— Records to use —
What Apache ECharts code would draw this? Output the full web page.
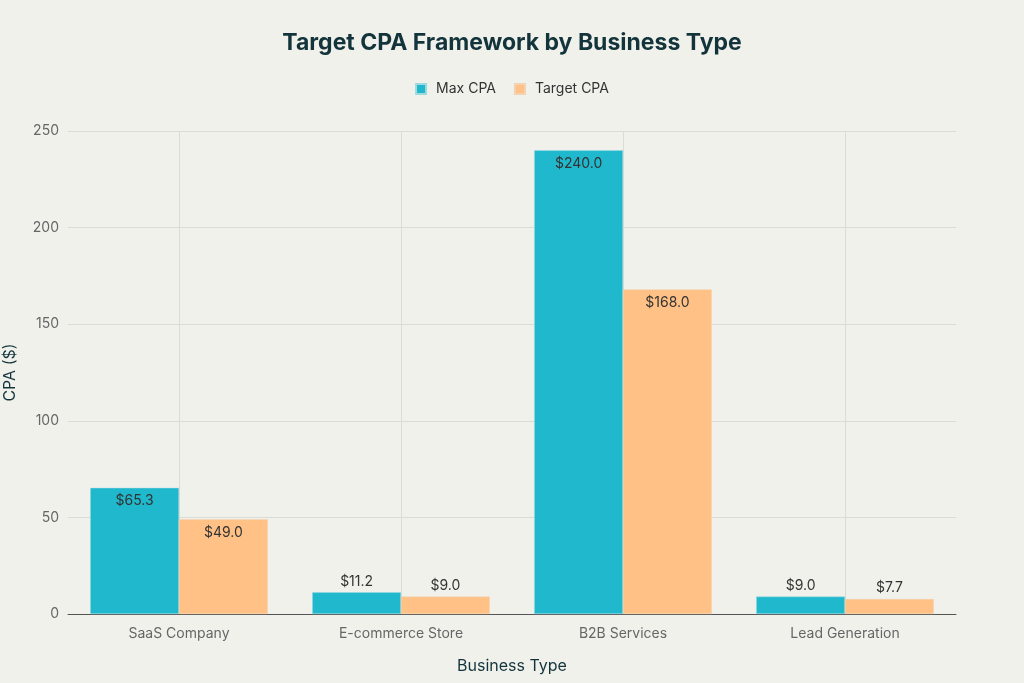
<!DOCTYPE html>
<html><head><meta charset="utf-8">
<script src="https://cdn.jsdelivr.net/npm/echarts@6/dist/echarts.min.js"></script>
<style>html,body{margin:0;padding:0;background:#F1F1EC;}#c{width:1024px;height:683px;}</style>
</head><body><div id="c"></div>
<script>
const categories = ['SaaS Company', 'E-commerce Store', 'B2B Services', 'Lead Generation'];
const maxCPA = [65.3, 11.2, 240.0, 9.0];
const targetCPA = [49.0, 9.0, 168.0, 7.7];
const seriesNames = ['Max CPA', 'Target CPA'];
const yTicks = [0, 50, 100, 150, 200, 250];

const font = 'Inter, "Open Sans", sans-serif';
function mk(vals) {
  return vals.map(v => ({
    value: v,
    label: { position: v > 30 ? 'insideTop' : 'top', distance: v > 30 ? 6 : 4 }
  }));
}
const chart = echarts.init(document.getElementById('c'));
chart.setOption({
  backgroundColor: '#F1F1EC',
  textStyle: { fontFamily: font },
  title: {
    text: 'Target CPA Framework by Business Type', left: 'center', top: 27,
    textStyle: { fontFamily: font, fontSize: 23, fontWeight: 'bold', color: '#13343B' }
  },
  legend: {
    top: 77, left: 'center', itemWidth: 10, itemHeight: 10, itemGap: 18,
    icon: 'rect',
    textStyle: { fontFamily: font, fontSize: 14, color: '#333', padding: [0, 0, 0, 5] },
    data: seriesNames
  },
  grid: { left: 68, right: 68, top: 131, bottom: 69, containLabel: false, outerBoundsMode: 'none' },
  xAxis: {
    type: 'category', data: categories,
    name: 'Business Type', nameLocation: 'middle', nameGap: 44,
    nameTextStyle: { fontFamily: font, fontSize: 16, color: '#13343B' },
    axisLine: { lineStyle: { color: '#555', width: 1 } },
    axisTick: { show: false },
    axisLabel: { fontFamily: font, fontSize: 14, color: '#666', margin: 13 },
    splitLine: { show: true, alignWithLabel: true, lineStyle: { color: '#DCDCD6', width: 1 } }
  },
  yAxis: {
    type: 'value', min: 0, max: 250, interval: 50,
    name: 'CPA ($)', nameLocation: 'middle', nameGap: 50,
    nameTextStyle: { fontFamily: font, fontSize: 16, color: '#13343B' },
    axisLine: { show: false }, axisTick: { show: false },
    axisLabel: { fontFamily: font, fontSize: 14, color: '#666', margin: 9,
      formatter: v => yTicks.includes(v) ? String(v) : '' },
    splitLine: { lineStyle: { color: '#DCDCD6', width: 1 } }
  },
  series: [
    { name: seriesNames[0], type: 'bar', data: mk(maxCPA), barGap: '0%', barCategoryGap: '20%',
      itemStyle: { color: '#1FB8CD', borderColor: '#9FD9E0', borderWidth: 0.5 },
      label: { show: true, fontFamily: font, fontSize: 14, color: '#333',
        formatter: p => '$' + p.value.toFixed(1) } },
    { name: seriesNames[1], type: 'bar', data: mk(targetCPA),
      itemStyle: { color: '#FFC185', borderColor: '#F2D2B0', borderWidth: 0.5 },
      label: { show: true, fontFamily: font, fontSize: 14, color: '#333',
        formatter: p => '$' + p.value.toFixed(1) } }
  ]
});
</script></body></html>
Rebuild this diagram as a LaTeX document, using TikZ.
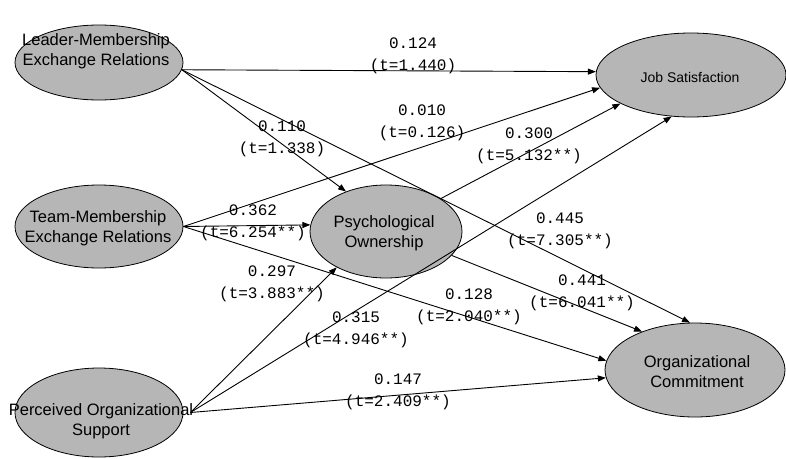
\documentclass[tikz,border=0pt]{standalone}
\usepackage{fontspec}
\setmainfont{Liberation Sans}
\newfontfamily\labfont{Liberation Mono}
\usetikzlibrary{arrows.meta,shapes.geometric}
\definecolor{latfill}{RGB}{182,182,182}
\begin{document}
\begin{tikzpicture}[x=1pt,y=-1pt,
 latent/.style={ellipse, draw=black, line width=0.8pt, fill=latfill, inner sep=0pt},
 lattext/.style={align=center, font=\fontsize{16.5}{20}\selectfont, inner sep=0pt},
 coef/.style={align=center, font=\labfont\fontsize{16}{22}\selectfont, inner sep=0pt},
 arr/.style={line width=0.9pt, -{Triangle[length=8pt,width=6pt]}}
]
\useasboundingbox (0,0) rectangle (786,458);

% latent variables
\node[latent, minimum width=168pt, minimum height=75pt] (lmx) at (99,62.5) {};
\node[latent, minimum width=168pt, minimum height=83pt] (tmx) at (99,226.5) {};
\node[latent, minimum width=168pt, minimum height=89pt] (pos) at (99,412.5) {};
\node[latent, minimum width=152pt, minimum height=93pt] (po) at (386,231.5) {};
\node[latent, minimum width=190pt, minimum height=84pt] (js) at (691,75) {};
\node[latent, minimum width=180pt, minimum height=94pt] (oc) at (695,370) {};

\coordinate (poso) at ([xshift=7pt]pos.east);

% paths
\draw[arr] (lmx.-5) -- (js.178);
\draw[arr] (lmx.-5) -- (po.135);
\draw[arr] (lmx.-5) -- (oc.96);
\draw[arr] (tmx.east) -- (js.188);
\draw[arr] (tmx.east) -- (po.175);
\draw[arr] (tmx.east) -- (oc.174);
\draw[arr] (po.31) -- (js.202);
\draw[arr] (po.-20) -- (oc.144);
\draw[arr] (poso) -- (po.216);
\draw[arr] (poso) -- (js.245);
\draw[arr] (poso) -- (oc.185);

% texts of latent variables
\node[lattext] (lmxt) at (96,51) {Leader-Membership\\Exchange Relations};
\node[lattext] (tmxt) at (98,228) {Team-Membership\\Exchange Relations};
\node[lattext] (post) at (101,421) {Perceived Organizational\\Support};
\node[lattext] (pot) at (384,233) {Psychological\\Ownership};
\node[lattext, font=\fontsize{14}{17}\selectfont] (jst) at (690,77) {Job Satisfaction};
\node[lattext] (oct) at (697,371.5) {Organizational\\Commitment};

% coefficients
\node[coef] (c1) at (413,56) {0.124\\(t=1.440)};
\node[coef] (c2) at (282,138.5) {0.110\\(t=1.338)};
\node[coef] (c3) at (422,123) {0.010\\(t=0.126)};
\node[coef] (c4) at (529,146) {0.300\\(t=5.132**)};
\node[coef] (c5) at (253,222.5) {0.362\\(t=6.254**)};
\node[coef] (c6) at (560,231) {0.445\\(t=7.305**)};
\node[coef] (c7) at (272,284) {0.297\\(t=3.883**)};
\node[coef] (c8) at (582,292.5) {0.441\\(t=6.041**)};
\node[coef] (c9) at (469,306.5) {0.128\\(t=2.040**)};
\node[coef] (c10) at (356,330) {0.315\\(t=4.946**)};
\node[coef] (c11) at (398,391.5) {0.147\\(t=2.409**)};
\end{tikzpicture}
\end{document}
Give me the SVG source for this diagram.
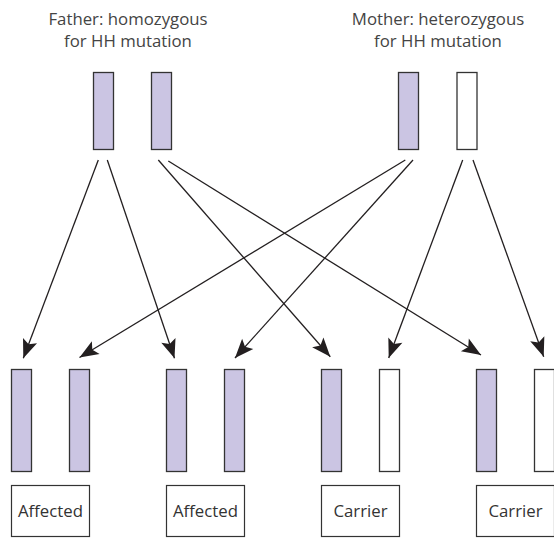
<svg xmlns="http://www.w3.org/2000/svg" width="554" height="538" viewBox="0 0 554 538">
<defs>
<style>
.hdr{font-family:"Open Sans","Noto Sans","DejaVu Sans",sans-serif;font-size:16.8px;fill:#444;text-anchor:middle}
.lbl{font-family:"Open Sans","Noto Sans","DejaVu Sans",sans-serif;font-size:16.8px;fill:#333;text-anchor:middle}
.mut{fill:#cbc5e3;stroke:#333;stroke-width:1.3}
.wt{fill:#fff;stroke:#333;stroke-width:1.3}
.box{fill:#fff;stroke:#333;stroke-width:1.2}
.arr{stroke:#231f20;stroke-width:1.3;fill:none;marker-end:url(#ah)}
</style>
<marker id="ah" markerUnits="userSpaceOnUse" markerWidth="22" markerHeight="18" viewBox="-21 -9 22 18" refX="0" refY="0" orient="auto">
<path d="M0,0 L-19,-7.5 L-15,0 L-19,7.5 Z" fill="#231f20"/>
</marker>
</defs>
<g id="father">
<text class="hdr" x="128" y="25">Father: homozygous</text>
<text class="hdr" x="128" y="46.5">for HH mutation</text>
<rect class="mut" x="93.5" y="72.5" width="20" height="77"/>
<rect class="mut" x="151.5" y="72.5" width="20" height="77"/>
</g>
<g id="mother">
<text class="hdr" x="438" y="25">Mother: heterozygous</text>
<text class="hdr" x="438" y="46.5">for HH mutation</text>
<rect class="mut" x="398.5" y="72.5" width="20" height="77"/>
<rect class="wt" x="457" y="72.5" width="20" height="77"/>
</g>
<g id="connectors">
<line class="arr" x1="98.3" y1="160" x2="23.3" y2="358.3"/>
<line class="arr" x1="107.3" y1="160" x2="174.5" y2="358.3"/>
<line class="arr" x1="158.3" y1="160" x2="330.3" y2="356.7"/>
<line class="arr" x1="168.3" y1="161" x2="481" y2="355"/>
<line class="arr" x1="405.3" y1="160" x2="79.5" y2="357.5"/>
<line class="arr" x1="413" y1="160" x2="235" y2="358"/>
<line class="arr" x1="462.7" y1="160" x2="388.7" y2="358"/>
<line class="arr" x1="473" y1="160" x2="543.7" y2="356.7"/>
</g>
<g id="child1">
<rect class="mut" x="11.5" y="369.5" width="20" height="102"/>
<rect class="mut" x="69.5" y="369.5" width="20" height="102"/>
<rect class="box" x="11.5" y="485.5" width="78" height="51"/>
<text class="lbl" x="50.5" y="517">Affected</text>
</g>
<g id="child2">
<rect class="mut" x="166.5" y="369.5" width="20" height="102"/>
<rect class="mut" x="224.5" y="369.5" width="20" height="102"/>
<rect class="box" x="166.5" y="485.5" width="78" height="51"/>
<text class="lbl" x="205.5" y="517">Affected</text>
</g>
<g id="child3">
<rect class="mut" x="321.5" y="369.5" width="20" height="102"/>
<rect class="wt" x="379.5" y="369.5" width="20" height="102"/>
<rect class="box" x="321.5" y="485.5" width="78" height="51"/>
<text class="lbl" x="360.5" y="517">Carrier</text>
</g>
<g id="child4">
<rect class="mut" x="476.5" y="369.5" width="20" height="102"/>
<rect class="wt" x="534.5" y="369.5" width="20" height="102"/>
<rect class="box" x="476.5" y="485.5" width="78" height="51"/>
<text class="lbl" x="515.5" y="517">Carrier</text>
</g>
</svg>
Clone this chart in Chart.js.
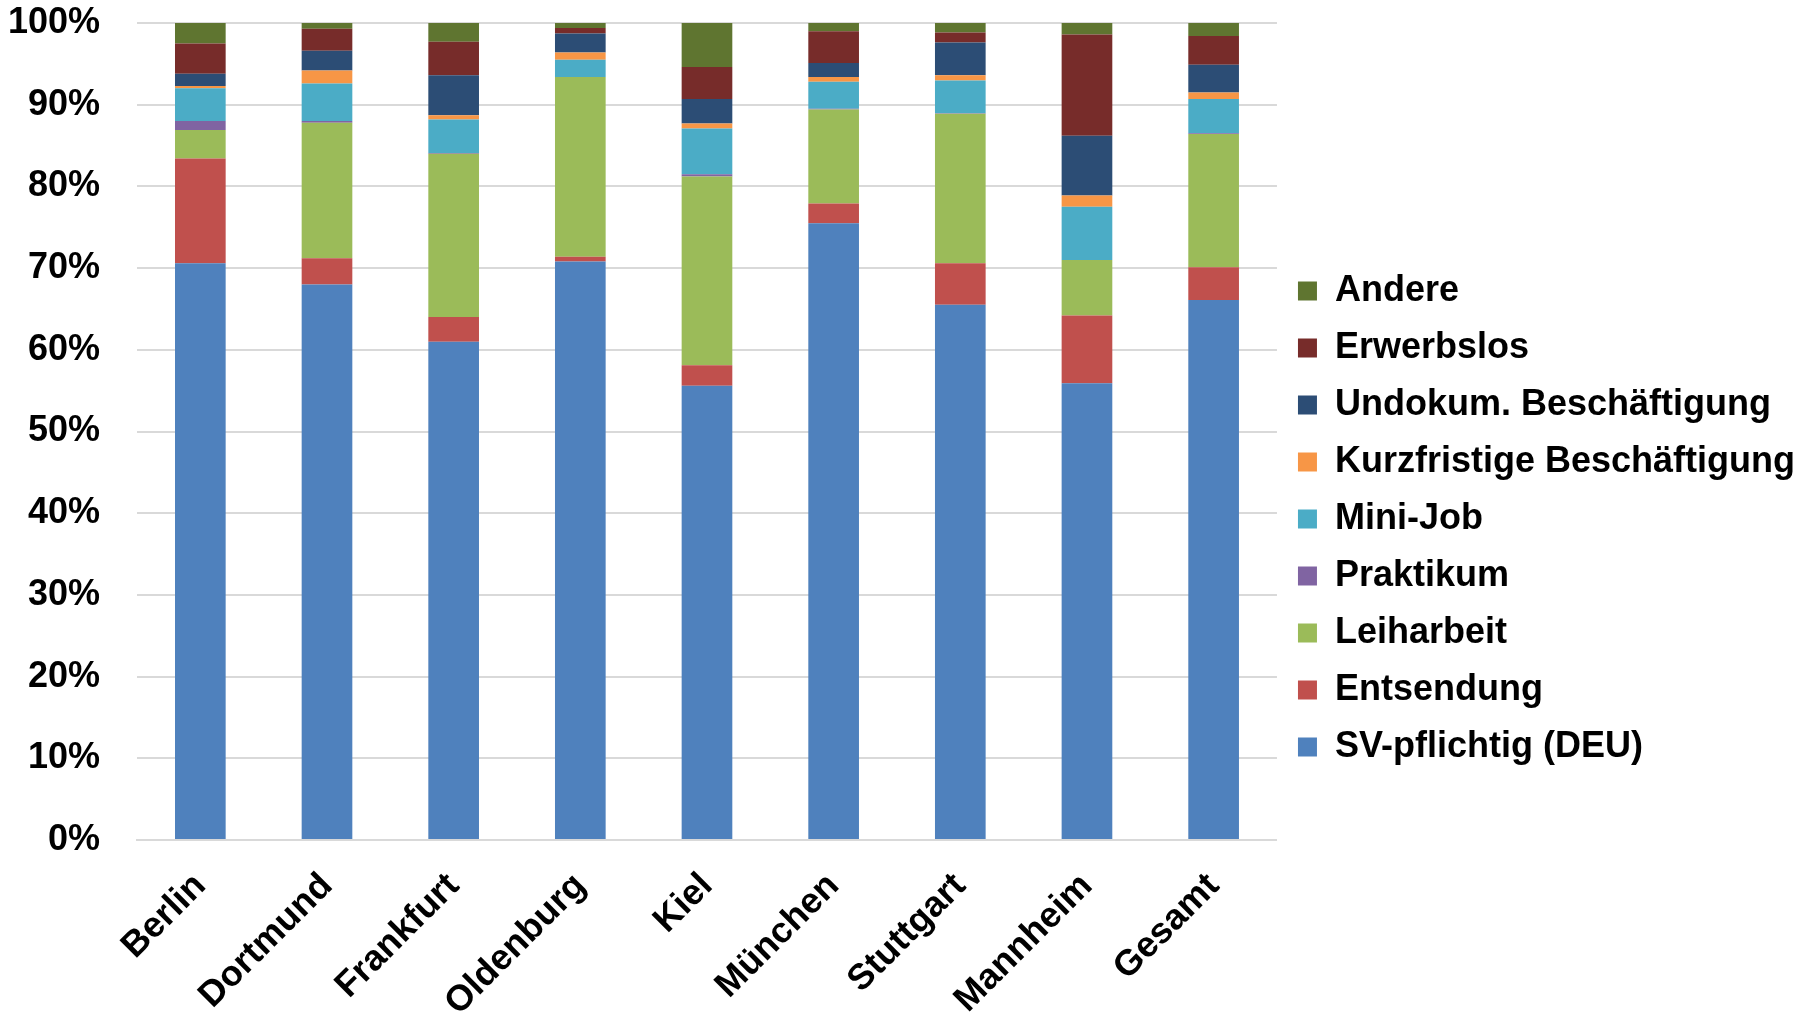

— Task requirements —
Reproduce the data above word for word from its first line through the line that holds "const yTicks = [0, 50, 100, 150, 200, 250];", both ends included; skip pictures.

— Task response —
What Apache ECharts code would draw this? Output the full web page.
<!DOCTYPE html>
<html><head><meta charset="utf-8">
<script src="https://cdn.jsdelivr.net/npm/echarts@6/dist/echarts.min.js"></script>
<style>html,body{margin:0;padding:0;background:#F1F1EC;}#c{width:1024px;height:683px;}</style>
</head><body><div id="c"></div>
<script>
const categories = ['SaaS Company', 'E-commerce Store', 'B2B Services', 'Lead Generation'];
const maxCPA = [65.3, 11.2, 240.0, 9.0];
const targetCPA = [49.0, 9.0, 168.0, 7.7];
const seriesNames = ['Max CPA', 'Target CPA'];
const yTicks = [0, 50, 100, 150, 200, 250];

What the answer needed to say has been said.